For each component, I delivered defined states and interactions, and clear usage guidelines grounded in real product scenarios. The Figma library was restructured from scratch, reorganised into a scalable architecture, with auto layout and variants for interaction states, so that engineers could work from it directly without needing a designer to interpret it.

Final Design: Key Decisions & Outcomes
After the design system update, both the web and mobile apps are now visually consistent. The icons follow a similar approach, and the colours meet contrast requirements. It’s also become easier to collaborate with engineers, as we’re now speaking the same language when discussing components.

Closing reflection
What worked well
- Involving engineering and other stakeholders from day one. It kept everyone aligned and prevented the kind of late-stage surprises that can derail a project like this.
- Prioritising accessibility from the start, rather than retrofitting it later, also made a significant difference.
- Validating components against real product screens instead of abstract examples ensured the system reflected how the product actually worked, not just how we wished it worked.
What I’d do differently
- If I were doing it again, I would establish a more structured process for adding or updating new components over time, because a design system is only as useful as the discipline around maintaining it.
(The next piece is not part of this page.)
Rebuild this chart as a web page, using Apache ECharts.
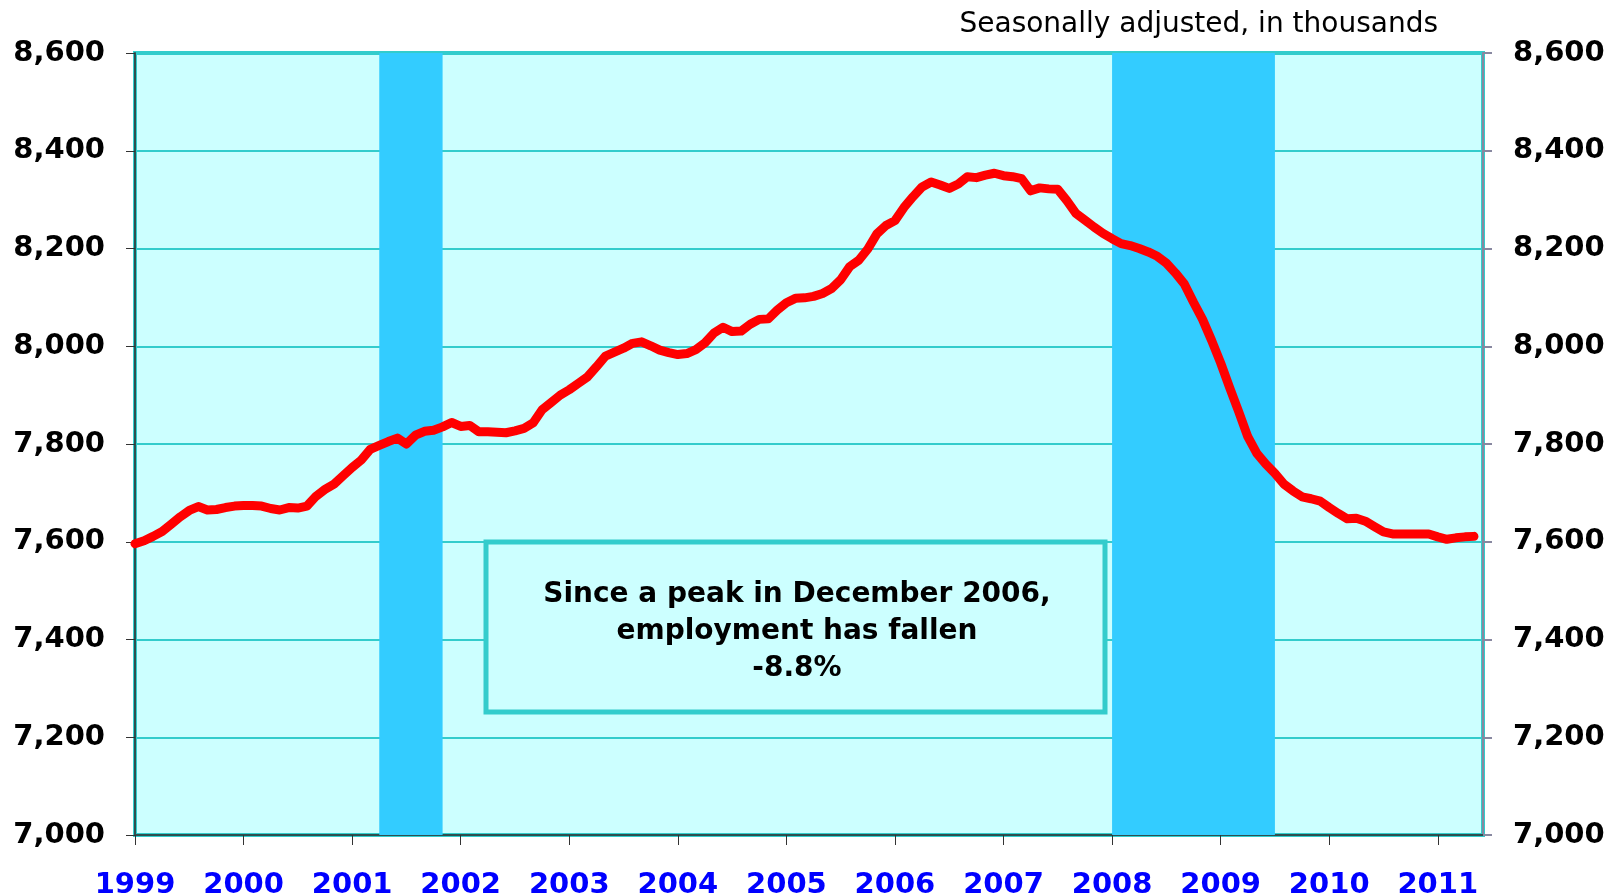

- Regular audits would also help catch drift early, before it becomes the kind of accumulated problem this project set out to solve.
A design system is not a design project. It is an infrastructure project. The goal is not a beautiful Figma file, but it is a team that can move faster, make better decisions, and spend less time resolving inconsistencies. That is what this project delivered, and the 83% reduction in rebrand time was the moment it became undeniable.